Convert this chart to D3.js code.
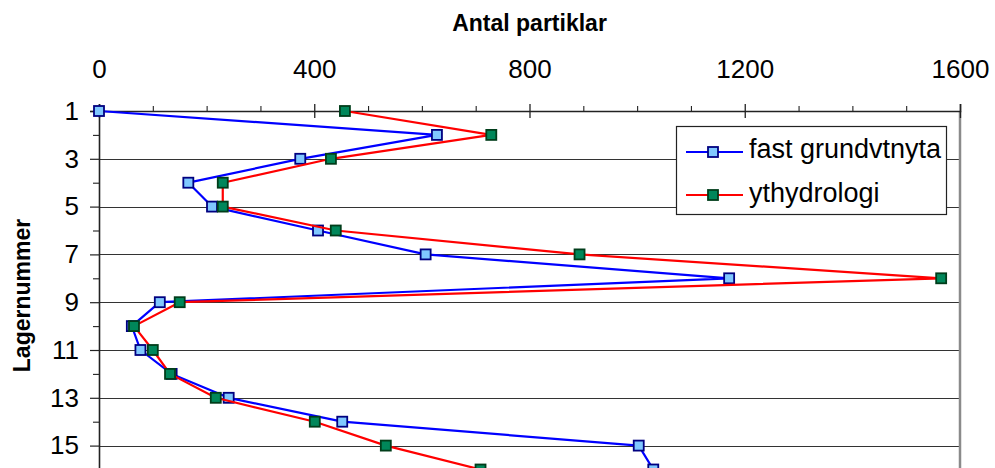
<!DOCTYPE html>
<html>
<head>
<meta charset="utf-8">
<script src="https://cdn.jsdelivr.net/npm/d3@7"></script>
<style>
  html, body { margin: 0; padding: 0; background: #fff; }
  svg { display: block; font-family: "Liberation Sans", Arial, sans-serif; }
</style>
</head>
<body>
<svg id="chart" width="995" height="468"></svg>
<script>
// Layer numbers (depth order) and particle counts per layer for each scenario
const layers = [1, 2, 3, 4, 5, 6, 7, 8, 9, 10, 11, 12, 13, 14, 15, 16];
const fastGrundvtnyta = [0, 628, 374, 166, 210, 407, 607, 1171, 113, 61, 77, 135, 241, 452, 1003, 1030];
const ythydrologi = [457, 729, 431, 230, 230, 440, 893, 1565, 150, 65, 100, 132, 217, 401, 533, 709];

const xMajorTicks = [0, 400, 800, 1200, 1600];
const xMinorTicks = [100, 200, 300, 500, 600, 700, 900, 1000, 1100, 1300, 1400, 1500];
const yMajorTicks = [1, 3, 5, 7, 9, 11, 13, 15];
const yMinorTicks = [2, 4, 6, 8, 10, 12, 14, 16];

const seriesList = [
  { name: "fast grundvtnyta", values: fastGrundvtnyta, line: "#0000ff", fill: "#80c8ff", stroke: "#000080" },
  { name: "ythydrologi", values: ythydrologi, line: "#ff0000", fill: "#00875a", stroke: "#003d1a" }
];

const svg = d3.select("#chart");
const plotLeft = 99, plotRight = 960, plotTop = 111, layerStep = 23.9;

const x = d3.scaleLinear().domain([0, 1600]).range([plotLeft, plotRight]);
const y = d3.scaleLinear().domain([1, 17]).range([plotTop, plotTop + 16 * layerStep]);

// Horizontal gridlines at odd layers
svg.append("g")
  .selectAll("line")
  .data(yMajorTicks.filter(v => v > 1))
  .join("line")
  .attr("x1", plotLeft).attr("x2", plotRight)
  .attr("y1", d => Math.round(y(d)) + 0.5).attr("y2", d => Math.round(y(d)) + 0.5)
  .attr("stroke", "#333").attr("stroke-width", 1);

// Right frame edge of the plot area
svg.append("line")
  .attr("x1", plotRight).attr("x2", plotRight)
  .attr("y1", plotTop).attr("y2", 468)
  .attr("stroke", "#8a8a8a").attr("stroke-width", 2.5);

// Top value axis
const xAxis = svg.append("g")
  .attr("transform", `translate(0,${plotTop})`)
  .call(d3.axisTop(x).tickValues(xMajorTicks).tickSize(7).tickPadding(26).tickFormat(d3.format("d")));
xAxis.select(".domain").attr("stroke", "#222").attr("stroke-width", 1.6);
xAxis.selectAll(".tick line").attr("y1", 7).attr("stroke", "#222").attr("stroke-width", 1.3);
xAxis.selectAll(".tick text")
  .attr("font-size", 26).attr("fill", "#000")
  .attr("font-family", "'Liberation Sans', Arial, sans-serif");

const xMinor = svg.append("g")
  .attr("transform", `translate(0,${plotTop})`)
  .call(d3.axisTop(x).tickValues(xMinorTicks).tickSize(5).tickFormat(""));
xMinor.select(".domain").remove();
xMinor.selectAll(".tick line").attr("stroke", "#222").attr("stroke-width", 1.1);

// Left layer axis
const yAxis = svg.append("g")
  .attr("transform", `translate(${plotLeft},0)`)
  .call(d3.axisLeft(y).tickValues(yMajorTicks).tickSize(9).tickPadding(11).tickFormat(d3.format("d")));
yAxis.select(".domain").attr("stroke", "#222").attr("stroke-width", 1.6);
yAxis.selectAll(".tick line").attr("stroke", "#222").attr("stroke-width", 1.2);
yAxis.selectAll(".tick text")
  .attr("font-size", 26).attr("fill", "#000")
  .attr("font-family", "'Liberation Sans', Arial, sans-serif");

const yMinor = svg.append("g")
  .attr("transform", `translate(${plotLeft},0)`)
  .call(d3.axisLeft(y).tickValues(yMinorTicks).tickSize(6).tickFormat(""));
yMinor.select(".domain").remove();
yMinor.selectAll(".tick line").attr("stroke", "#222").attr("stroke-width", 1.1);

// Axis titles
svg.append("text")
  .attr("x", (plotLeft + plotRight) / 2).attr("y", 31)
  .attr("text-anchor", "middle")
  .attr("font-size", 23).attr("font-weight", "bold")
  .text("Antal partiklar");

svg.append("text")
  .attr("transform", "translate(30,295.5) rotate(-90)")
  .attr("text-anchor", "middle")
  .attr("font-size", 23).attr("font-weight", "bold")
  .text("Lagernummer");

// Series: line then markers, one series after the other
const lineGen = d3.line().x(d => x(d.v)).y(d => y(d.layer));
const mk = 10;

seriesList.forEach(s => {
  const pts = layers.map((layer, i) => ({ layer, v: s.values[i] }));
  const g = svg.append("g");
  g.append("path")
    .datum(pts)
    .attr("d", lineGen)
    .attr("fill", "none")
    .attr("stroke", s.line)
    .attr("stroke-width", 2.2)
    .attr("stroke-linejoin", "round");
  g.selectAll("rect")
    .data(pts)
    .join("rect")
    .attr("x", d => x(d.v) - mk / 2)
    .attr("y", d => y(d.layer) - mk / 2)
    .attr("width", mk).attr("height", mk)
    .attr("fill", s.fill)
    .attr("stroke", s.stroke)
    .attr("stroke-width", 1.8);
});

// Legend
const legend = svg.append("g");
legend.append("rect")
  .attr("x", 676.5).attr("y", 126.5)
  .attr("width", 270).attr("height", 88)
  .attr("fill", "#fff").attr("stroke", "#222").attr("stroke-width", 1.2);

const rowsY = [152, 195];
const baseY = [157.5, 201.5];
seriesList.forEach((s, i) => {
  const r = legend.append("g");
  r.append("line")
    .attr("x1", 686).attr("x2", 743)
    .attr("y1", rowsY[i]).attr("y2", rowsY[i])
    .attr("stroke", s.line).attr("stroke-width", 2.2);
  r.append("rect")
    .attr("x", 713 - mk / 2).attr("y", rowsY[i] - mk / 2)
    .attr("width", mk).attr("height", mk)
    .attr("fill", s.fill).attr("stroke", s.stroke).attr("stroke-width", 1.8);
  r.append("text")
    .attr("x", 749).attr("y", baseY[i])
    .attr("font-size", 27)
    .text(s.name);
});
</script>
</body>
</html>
::::::::
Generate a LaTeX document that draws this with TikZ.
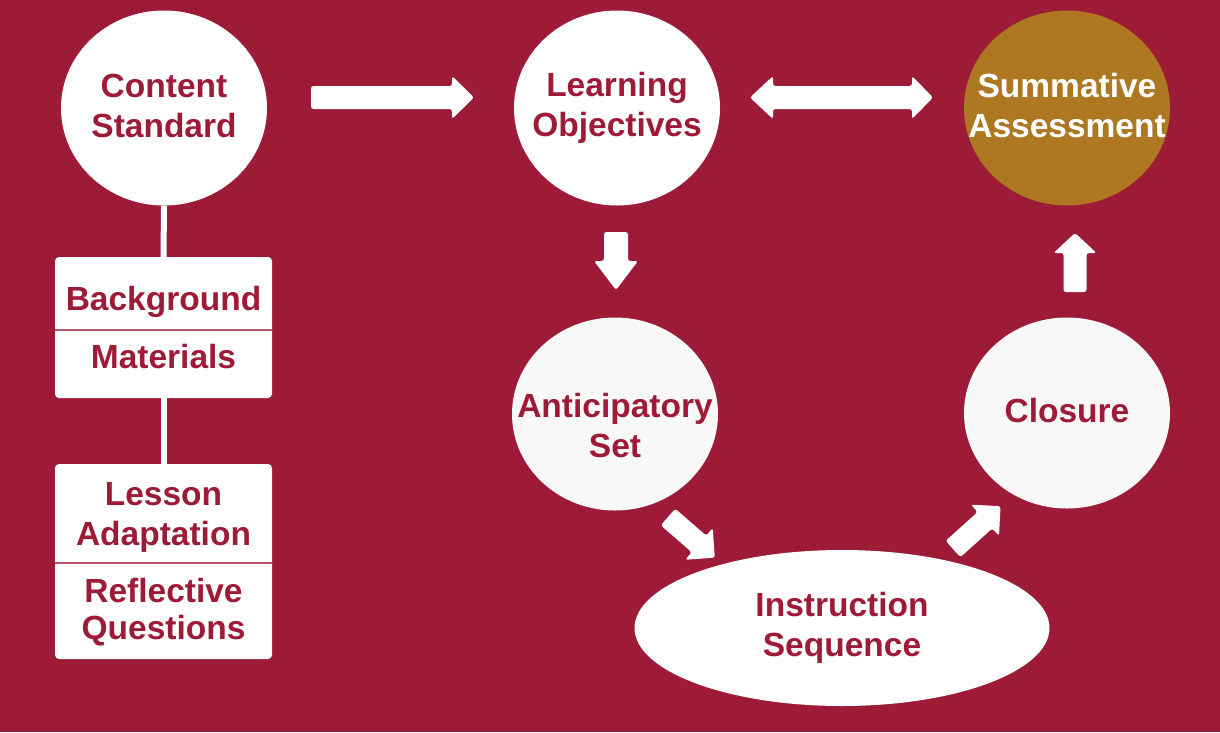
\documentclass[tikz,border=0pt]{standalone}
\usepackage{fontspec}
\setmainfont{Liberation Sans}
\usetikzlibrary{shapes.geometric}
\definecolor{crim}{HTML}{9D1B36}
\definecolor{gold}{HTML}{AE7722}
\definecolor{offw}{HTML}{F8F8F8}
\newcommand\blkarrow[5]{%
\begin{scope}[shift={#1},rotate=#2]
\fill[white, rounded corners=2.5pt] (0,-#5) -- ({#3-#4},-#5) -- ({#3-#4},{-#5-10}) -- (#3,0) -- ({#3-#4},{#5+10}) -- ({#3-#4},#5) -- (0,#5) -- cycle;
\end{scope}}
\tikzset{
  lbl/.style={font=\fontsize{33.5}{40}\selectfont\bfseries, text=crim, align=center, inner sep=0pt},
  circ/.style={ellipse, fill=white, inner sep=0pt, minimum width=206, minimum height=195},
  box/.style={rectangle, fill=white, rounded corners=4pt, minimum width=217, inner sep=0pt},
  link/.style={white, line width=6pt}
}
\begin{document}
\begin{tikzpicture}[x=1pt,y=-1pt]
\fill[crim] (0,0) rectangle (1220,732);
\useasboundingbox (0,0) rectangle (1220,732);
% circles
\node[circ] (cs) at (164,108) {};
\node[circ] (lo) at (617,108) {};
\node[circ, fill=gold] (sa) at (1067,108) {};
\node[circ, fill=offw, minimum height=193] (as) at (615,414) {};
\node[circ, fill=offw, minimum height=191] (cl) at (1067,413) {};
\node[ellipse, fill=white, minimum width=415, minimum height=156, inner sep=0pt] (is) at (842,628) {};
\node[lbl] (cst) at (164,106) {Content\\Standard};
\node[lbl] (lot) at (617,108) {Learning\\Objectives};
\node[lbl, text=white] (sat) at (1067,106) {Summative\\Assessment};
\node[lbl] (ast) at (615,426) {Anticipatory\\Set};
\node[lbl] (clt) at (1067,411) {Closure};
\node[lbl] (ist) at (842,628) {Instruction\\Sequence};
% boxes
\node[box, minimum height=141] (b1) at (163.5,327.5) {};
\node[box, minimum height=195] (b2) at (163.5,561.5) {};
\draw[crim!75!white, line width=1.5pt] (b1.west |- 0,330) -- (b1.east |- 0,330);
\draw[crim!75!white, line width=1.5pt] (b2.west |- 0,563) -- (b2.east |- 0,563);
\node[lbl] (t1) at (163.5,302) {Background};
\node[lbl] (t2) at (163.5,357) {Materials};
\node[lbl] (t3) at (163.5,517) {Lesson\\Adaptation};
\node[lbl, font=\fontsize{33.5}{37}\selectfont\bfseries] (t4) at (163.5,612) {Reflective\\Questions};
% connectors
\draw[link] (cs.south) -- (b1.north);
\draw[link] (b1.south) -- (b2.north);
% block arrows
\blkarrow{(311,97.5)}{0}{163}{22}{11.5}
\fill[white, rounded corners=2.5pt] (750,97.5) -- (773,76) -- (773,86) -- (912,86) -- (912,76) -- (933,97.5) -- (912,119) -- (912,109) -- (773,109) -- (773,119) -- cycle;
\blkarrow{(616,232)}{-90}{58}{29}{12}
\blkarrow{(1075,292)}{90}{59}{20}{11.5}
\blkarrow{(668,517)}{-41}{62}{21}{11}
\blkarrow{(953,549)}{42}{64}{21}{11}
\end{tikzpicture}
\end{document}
::::::::
Reproduce the lines above starting at the one with "Convert this chart to D3.js code." and ending at the one with "const plotLeft = 99, plotRight", both included, exactly and with no pictures.

Convert this chart to D3.js code.
<!DOCTYPE html>
<html>
<head>
<meta charset="utf-8">
<script src="https://cdn.jsdelivr.net/npm/d3@7"></script>
<style>
  html, body { margin: 0; padding: 0; background: #fff; }
  svg { display: block; font-family: "Liberation Sans", Arial, sans-serif; }
</style>
</head>
<body>
<svg id="chart" width="995" height="468"></svg>
<script>
// Layer numbers (depth order) and particle counts per layer for each scenario
const layers = [1, 2, 3, 4, 5, 6, 7, 8, 9, 10, 11, 12, 13, 14, 15, 16];
const fastGrundvtnyta = [0, 628, 374, 166, 210, 407, 607, 1171, 113, 61, 77, 135, 241, 452, 1003, 1030];
const ythydrologi = [457, 729, 431, 230, 230, 440, 893, 1565, 150, 65, 100, 132, 217, 401, 533, 709];

const xMajorTicks = [0, 400, 800, 1200, 1600];
const xMinorTicks = [100, 200, 300, 500, 600, 700, 900, 1000, 1100, 1300, 1400, 1500];
const yMajorTicks = [1, 3, 5, 7, 9, 11, 13, 15];
const yMinorTicks = [2, 4, 6, 8, 10, 12, 14, 16];

const seriesList = [
  { name: "fast grundvtnyta", values: fastGrundvtnyta, line: "#0000ff", fill: "#80c8ff", stroke: "#000080" },
  { name: "ythydrologi", values: ythydrologi, line: "#ff0000", fill: "#00875a", stroke: "#003d1a" }
];

const svg = d3.select("#chart");
const plotLeft = 99, plotRight = 960, plotTop = 111, layerStep = 23.9;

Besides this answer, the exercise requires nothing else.